Research overview
The development of software tools and data platforms is central to the work we do.
OpenGWAS
In collaboration with Gibran Hemani (IEU Mendelian randomization programme), Philip Haycock (CRUK Integrative Cancer Epidemiology Programme), Ben Elsworth, Matt Lyon, Tom Palmer and others, we developed the OpenGWAS platform. This comprises one of the largest open access databases of genome-wide association studies (GWAS) in the world (ElasticSearch running on Oracle cloud), and is integrated with a suite of R and Python tools to enable post-GWAS analysis (including for Mendelian randomization).
EpiGraphDB
A core output of the group, the EpiGraphDB platform is a knowledge graph comprising a graph database (Neo4J), a web interface and API to query the graph, and an R package. EpiGraphDB includes data from several of our drug-target prioritization projects, is the datasource for the ASQ application, and has been used to systematically identify disease risk factors.
Other tools
We have a number of other software tools and data platforms (some listed below), and the MRCIEU software page provides a more extensive list of MRC IEU software tools.

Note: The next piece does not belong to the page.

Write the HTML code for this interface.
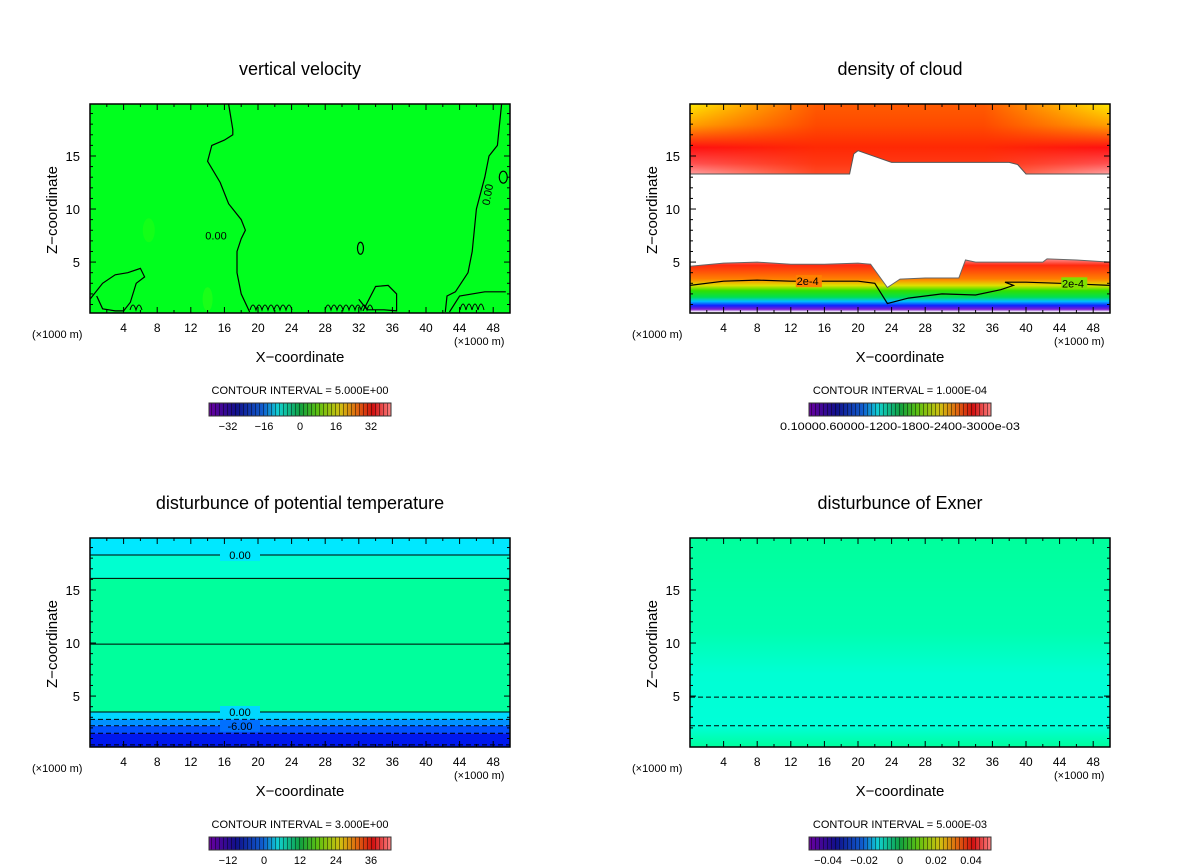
<!DOCTYPE html>
<html><head><meta charset="utf-8">
<style>
html,body{margin:0;padding:0;background:#fff;}
svg{display:block;font-family:"Liberation Sans",sans-serif;}
</style></head>
<body>
<svg id="chart" width="1200" height="868" viewBox="0 0 1200 868" xmlns="http://www.w3.org/2000/svg">
<defs>
  <linearGradient id="cbar" x1="0" x2="1" y1="0" y2="0">
    <stop offset="0" stop-color="#6a00a0"/><stop offset="0.15" stop-color="#10108a"/>
    <stop offset="0.3" stop-color="#1060d0"/><stop offset="0.38" stop-color="#10d0d0"/>
    <stop offset="0.5" stop-color="#10a040"/><stop offset="0.6" stop-color="#60c010"/>
    <stop offset="0.72" stop-color="#d0c010"/><stop offset="0.82" stop-color="#e06010"/>
    <stop offset="0.9" stop-color="#d01010"/><stop offset="1" stop-color="#ff8080"/>
  </linearGradient>
  <pattern id="stripes" width="4" height="10" patternUnits="userSpaceOnUse">
    <rect x="3" y="0" width="1" height="10" fill="rgba(0,0,0,0.45)"/>
  </pattern>
  <linearGradient id="cloudTop" x1="0" x2="0" y1="0" y2="1">
    <stop offset="0" stop-color="#ffe800"/><stop offset="0.3" stop-color="#ffa000"/>
    <stop offset="0.62" stop-color="#ff1010"/><stop offset="0.85" stop-color="#ff5050"/>
    <stop offset="1" stop-color="#ffa0a0"/>
  </linearGradient>
  <linearGradient id="midFade" x1="0" x2="1" y1="0" y2="0">
    <stop offset="0" stop-color="#ff3000" stop-opacity="0"/>
    <stop offset="0.3" stop-color="#ff3000" stop-opacity="0.85"/>
    <stop offset="0.7" stop-color="#ff3000" stop-opacity="0.85"/>
    <stop offset="1" stop-color="#ff3000" stop-opacity="0"/>
  </linearGradient>
  <linearGradient id="midVert" x1="0" x2="0" y1="0" y2="1">
    <stop offset="0" stop-color="#fff" stop-opacity="0"/>
    <stop offset="1" stop-color="#fff" stop-opacity="1"/>
  </linearGradient>
  <mask id="midMask"><rect x="0" y="0" width="1200" height="868" fill="url(#midVert)"/></mask>
  <linearGradient id="cloudLow" x1="0" x2="0" y1="0" y2="1">
    <stop offset="0" stop-color="#ff9090"/><stop offset="0.12" stop-color="#ff2a10"/>
    <stop offset="0.38" stop-color="#ff8000"/><stop offset="0.5" stop-color="#e0e000"/>
    <stop offset="0.6" stop-color="#30e000"/><stop offset="0.72" stop-color="#00e050"/>
    <stop offset="0.8" stop-color="#00c0ff"/><stop offset="0.88" stop-color="#1020ff"/>
    <stop offset="0.95" stop-color="#8020d0"/><stop offset="1" stop-color="#ffffff"/>
  </linearGradient>
  <linearGradient id="exner" x1="0" x2="0" y1="0" y2="1">
    <stop offset="0" stop-color="#00ff9c"/><stop offset="0.45" stop-color="#00ffb0"/>
    <stop offset="0.65" stop-color="#00ffd4"/><stop offset="0.9" stop-color="#00ffd8"/>
    <stop offset="1" stop-color="#00ff9c"/>
  </linearGradient>
</defs>
<g id="root"></g>
</svg>
<script>
// ---- data ----
const xTicks = [4,8,12,16,20,24,28,32,36,40,44,48];
const zTicks = [5,10,15];
const titles = ["vertical velocity","density of cloud","disturbunce of potential temperature","disturbunce of Exner"];
const intervals = ["5.000E+00","1.000E-04","3.000E+00","5.000E-03"];
const cbarLabels0 = ["-32","-16","0","16","32"];
const cbarLabels1 = ["0.10000.60000-1200-1800-2400-3000e-03"];
const cbarLabels2 = ["-12","0","12","24","36"];
const cbarLabels3 = ["-0.04","-0.02","0","0.02","0.04"];
// vertical velocity zero contour (x km, z km)
const wContourX = [16.5,17,17,16,14.5,14,15.5,16.5,18,18.5,18,17.5,17.5,18,19];
const wContourZ = [19.9,17.5,17,16.5,16,14.5,12.5,10.5,9,8,7.2,6,4,2,0.3];
const wRightX = [49,48.5,47.5,47,46,45.5,45,43.5,42.5,42.3];
const wRightZ = [19.9,16,15,13,10,6,4,2.2,1.8,0.3];
// cloud upper-layer lower edge
const cloudUpX = [0,10,19,19.5,20,24,30,38,39,40,45,50];
const cloudUpZ = [13.3,13.3,13.3,15.2,15.5,14.4,14.4,14.4,14.2,13.3,13.3,13.3];
// cloud lower-layer top edge
const cloudLowX = [0,4,8,12,16,20,21.5,23.5,25,28,32,32.8,34,38,42,42.5,46,50];
const cloudLowZ = [4.6,4.9,5,4.8,4.8,4.9,4.8,2.6,3.4,3.5,3.5,5.2,5,5,5,5.3,5.2,5];
// 2e-4 contour
const c2eX = [0,4,8,12,16,20,22,23.5,26,30,34,37,38.5,37.5,40,44,50];
const c2eZ = [2.8,3.2,3.3,3.2,3.2,3.2,3,1.1,1.6,2,1.9,2.4,2.8,3.1,3.1,3.0,2.8];
// theta contour levels (solid & dashed)
const thSolid = [18.3,16.1,9.9,3.5];
const thDashed = [2.8,2.2,1.5,0.4];
const exDashed = [4.9,2.2];

// ---- geometry ----
const panels = [{x0:90,y0:104},{x0:690,y0:104},{x0:90,y0:538},{x0:690,y0:538}];
const PW=420, PH=209, ZMIN=0.2, ZMAX=19.9;
const NS="http://www.w3.org/2000/svg";
const root=document.getElementById('root');
function el(tag,attrs,parent,text){const e=document.createElementNS(NS,tag);for(const k in attrs)e.setAttribute(k,attrs[k]);if(text!==undefined)e.textContent=text;(parent||root).appendChild(e);return e;}
function sx(p,x){return p.x0+x/50*PW;}
function sz(p,z){return p.y0+PH-(z-ZMIN)/(ZMAX-ZMIN)*PH;}
function line(p,xs,zs){return xs.map((x,i)=>(i?'L':'M')+sx(p,x).toFixed(1)+','+sz(p,zs[i]).toFixed(1)).join('');}

panels.forEach((p,i)=>{
  const g=el('g',{});
  
  
  const t=el('text',{x:p.x0+210,y:p.y0-29,'text-anchor':'middle','font-size':18},g,titles[i]);
  
  
  const plot=el('g',{},g);
  
  
  const L=p.x0,T=p.y0,R=p.x0+PW,B=p.y0+PH;
  if(i===0){
    el('rect',{x:L,y:T,width:PW,height:PH,fill:'#00ff1e'},plot);
    el('ellipse',{cx:sx(p,7),cy:sz(p,8),rx:6,ry:12,fill:'#30ff10',opacity:0.4},plot);
    el('ellipse',{cx:sx(p,14),cy:sz(p,1.5),rx:5,ry:12,fill:'#40ff10',opacity:0.4},plot);
    const c=el('path',{d:line(p,wContourX,wContourZ),fill:'none',stroke:'#000','stroke-width':1.2},plot);
    
    el('path',{d:line(p,wRightX,wRightZ),fill:'none',stroke:'#000','stroke-width':1.2},plot);
    el('path',{d:line(p,[0,1.5,3,4.5,6,6.5,5.5,4.8,4,3,1.5,0.8],[1.5,3,3.8,4,4.4,3.6,3,1.2,0.4,0.4,0.6,1.8]),fill:'none',stroke:'#000','stroke-width':1.2},plot);
    el('path',{d:line(p,[32.5,34,35.5,36.5,36.5,35,33,32],[0.4,2.7,2.8,2,0.4,0.5,0.5,1.5]),fill:'none',stroke:'#000','stroke-width':1.2},plot);
    el('path',{d:line(p,[42.8,44,47,49.5],[0.3,1.8,2.2,2.2]),fill:'none',stroke:'#000','stroke-width':1.2},plot);
    el('ellipse',{cx:sx(p,32.2),cy:sz(p,6.3),rx:3,ry:6,fill:'none',stroke:'#000','stroke-width':1.2},plot);
    el('ellipse',{cx:sx(p,49.2),cy:sz(p,13),rx:4,ry:6,fill:'none',stroke:'#000','stroke-width':1.2},plot);
    el('path',{d:'M'+(L+40)+','+(B-3)+' q3,-10 6,0 q3,-10 6,0 M'+(L+160)+','+(B-3)+' q3,-10 6,0 q3,-10 6,0 q3,-10 6,0 q3,-10 6,0 q3,-10 6,0 q3,-10 6,0 q3,-10 6,0 M'+(L+235)+','+(B-3)+' q3,-10 6,0 q3,-10 6,0 q3,-10 6,0 q3,-10 6,0 q3,-10 6,0 q3,-10 6,0 q3,-10 6,0 q3,-10 6,0 M'+(L+370)+','+(B-3)+' q3,-12 6,0 q3,-12 6,0 q3,-12 6,0 q3,-12 6,0',fill:'none',stroke:'#000','stroke-width':1},plot);
    el('rect',{x:sx(p,13.5)-2,y:sz(p,7.5)-6,width:26,height:12,fill:'#00ff1e'},plot);
    el('text',{x:sx(p,15),y:sz(p,7.5)+4,'text-anchor':'middle','font-size':11},plot,'0.00');
    el('text',{x:0,y:0,'font-size':11,transform:'translate('+(sx(p,47.3)+4)+','+sz(p,11.3)+') rotate(-80)','text-anchor':'middle'},plot,'0.00');
  } else if(i===1){
    el('rect',{x:L,y:T,width:PW,height:PH,fill:'#fff'},plot);
    const up=line(p,cloudUpX,cloudUpZ)+'L'+R+','+T+'L'+L+','+T+'Z';
    const u=el('path',{d:up,fill:'url(#cloudTop)'},plot);
    
    const mid=el('path',{d:up,fill:'url(#midFade)',opacity:0.9},plot);
    el('rect',{x:L,y:sz(p,16.5),width:PW,height:sz(p,13)-sz(p,16.5),fill:'#fff',opacity:0},plot);
    el('path',{d:line(p,cloudUpX,cloudUpZ),fill:'none',stroke:'#555','stroke-width':1},plot);
    const low=line(p,cloudLowX,cloudLowZ)+'L'+R+','+sz(p,0.3)+'L'+L+','+sz(p,0.3)+'Z';
    const lw=el('path',{d:low,fill:'url(#cloudLow)'},plot);
    
    el('path',{d:line(p,cloudLowX,cloudLowZ),fill:'none',stroke:'#666','stroke-width':1},plot);
    const c=el('path',{d:line(p,c2eX,c2eZ),fill:'none',stroke:'#000','stroke-width':1.2},plot);
    
    el('rect',{x:sx(p,12.6),y:sz(p,3.2)-6,width:26,height:12,fill:'#ff8000'},plot);
    el('text',{x:sx(p,14),y:sz(p,3.2)+4,'text-anchor':'middle','font-size':11},plot,'2e-4');
    el('rect',{x:sx(p,44.2),y:sz(p,3.0)-6,width:26,height:12,fill:'#80e000'},plot);
    el('text',{x:sx(p,45.6),y:sz(p,3.0)+4,'text-anchor':'middle','font-size':11},plot,'2e-4');
  } else if(i===2){
    const bands=[[19.9,18.3,'#00e8ff'],[18.3,16.1,'#00ffd0'],[16.1,3.5,'#00ff9c'],[3.5,2.8,'#00d8ff'],[2.8,2.2,'#0090ff'],[2.2,1.5,'#0050ff'],[1.5,0.2,'#0018ee']];
    bands.forEach(b=>{const r=el('rect',{x:L,y:sz(p,b[0]),width:PW,height:sz(p,b[1])-sz(p,b[0]),fill:b[2]},plot);});
    thSolid.forEach(z=>{const l=el('line',{x1:L,x2:R,y1:sz(p,z),y2:sz(p,z),stroke:'#000','stroke-width':1},plot);});
    thDashed.forEach(z=>{const l=el('line',{x1:L,x2:R,y1:sz(p,z),y2:sz(p,z),stroke:'#000','stroke-width':1,'stroke-dasharray':'5,3'},plot);});
    [[18.3,'0.00','#00e8ff'],[3.5,'0.00','#00d8ff'],[2.2,'-6.00','#0070ff']].forEach(a=>{
      el('rect',{x:L+130,y:sz(p,a[0])-6,width:40,height:12,fill:a[2]},plot);
      el('text',{x:L+150,y:sz(p,a[0])+4,'text-anchor':'middle','font-size':11},plot,a[1]);});
  } else {
    el('rect',{x:L,y:T,width:PW,height:PH,fill:'url(#exner)'},plot);
    exDashed.forEach(z=>{const l=el('line',{x1:L,x2:R,y1:sz(p,z),y2:sz(p,z),stroke:'#000','stroke-width':1,'stroke-dasharray':'5,3'},plot);});
  }
  // frame & ticks
  el('rect',{x:L,y:T,width:PW,height:PH,fill:'none',stroke:'#000','stroke-width':1.5},plot);
  for(let x=2;x<50;x+=2){const major=x%4===0;const len=major?6:3;
    el('line',{x1:sx(p,x),x2:sx(p,x),y1:B,y2:B-len,stroke:'#000'},plot);
    el('line',{x1:sx(p,x),x2:sx(p,x),y1:T,y2:T+len,stroke:'#000'},plot);}
  for(let z=1;z<20;z++){const major=z%5===0;const len=major?6:3;
    el('line',{x1:L,x2:L+len,y1:sz(p,z),y2:sz(p,z),stroke:'#000'},plot);
    el('line',{x1:R,x2:R-len,y1:sz(p,z),y2:sz(p,z),stroke:'#000'},plot);}
  xTicks.forEach(x=>{const tl=el('text',{x:sx(p,x),y:B+19,'text-anchor':'middle','font-size':12},g,String(x));});
  zTicks.forEach(z=>{const tl=el('text',{x:L-10,y:sz(p,z)+5,'text-anchor':'end','font-size':13},g,String(z));});
  el('text',{x:L-58,y:B+25,'font-size':11},g,'(×1000 m)');
  el('text',{x:R-56,y:B+32,'font-size':11},g,'(×1000 m)');
  const xa=el('text',{x:L+210,y:B+49,'text-anchor':'middle','font-size':15},g,'X−coordinate');
  
  const ya=el('text',{x:0,y:0,'text-anchor':'middle','font-size':15,transform:'translate('+(L-33)+','+(T+106)+') rotate(-90)'},g,'Z−coordinate');
  
  const ci=el('text',{x:L+210,y:B+81,'text-anchor':'middle','font-size':11},g,'CONTOUR INTERVAL = '+intervals[i]);
  
  const cb=el('g',{},g);
  
  const cx0=L+119, cy0=B+90, cw=182, ch=13;
  el('rect',{x:cx0,y:cy0,width:cw,height:ch,fill:'url(#cbar)'},cb);
  el('rect',{x:cx0,y:cy0,width:cw,height:ch,fill:'url(#stripes)'},cb);
  el('rect',{x:cx0,y:cy0,width:cw,height:ch,fill:'none',stroke:'#333','stroke-width':1},cb);
  const labs=[cbarLabels0,cbarLabels1,cbarLabels2,cbarLabels3][i];
  if(labs.length===1){el('text',{x:cx0+cw/2,y:cy0+27,'text-anchor':'middle','font-size':11,textLength:240,lengthAdjust:'spacingAndGlyphs'},cb,labs[0]);}
  else labs.forEach((s,k)=>{const pos=[19,55,91,127,162][k];el('text',{x:cx0+pos,y:cy0+27,'text-anchor':'middle','font-size':11},cb,s.replace('-','−'));});
});
</script>
</body></html>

We aim to make all software open source and data resources open access to maximize the impact of our research.
EpiGraphDB: A graph database drawing together a wide array of data types relevant to population health. Access is provided through an API, web application and R package. | |
ASQ: A proof-of-principle natural language interface to EpiGraphDB that supports the annotation of “claims” in a piece of text (e.g. preprint abstract) with knowledge from the database. | |
OpenGWAS: The IEU GWAS database provides an extensive set of openly accessible genome-wide association study datasets. The IEU OpenGWAS database API provides fast programmatic access to the data. The ieugwaspy package provides a Python interface to the API. A suite of other packages have been developed for this resource within the MRC IEU | |
MR-Base: An analytical platform for two-sample Mendelian randomization that utilizes the IEU OpenGWAS database | |
MendelVar: A web-based platform to support gene prioritization using data from Mendelian disease genes, variants identified in clinical genetics and data from disease ontologies | |
LD Hub [RETIRED]: A database of GWAS summary statistics and an analytical platform for LD score regression | |
MELODI [RETIRED]: A literature mining platform to identify potential mechanistic pathways between an exposure and outcome | |
MELODI-Presto: A rapid API to support programmatic exploration of mechanistic pathways between an exposure and outcome | |
FATHMM: A suite of genetic variant effect prediction algorithms | |
CScape: A suite of genetic variant effect prediction algorithms for somatic mutations in cancer |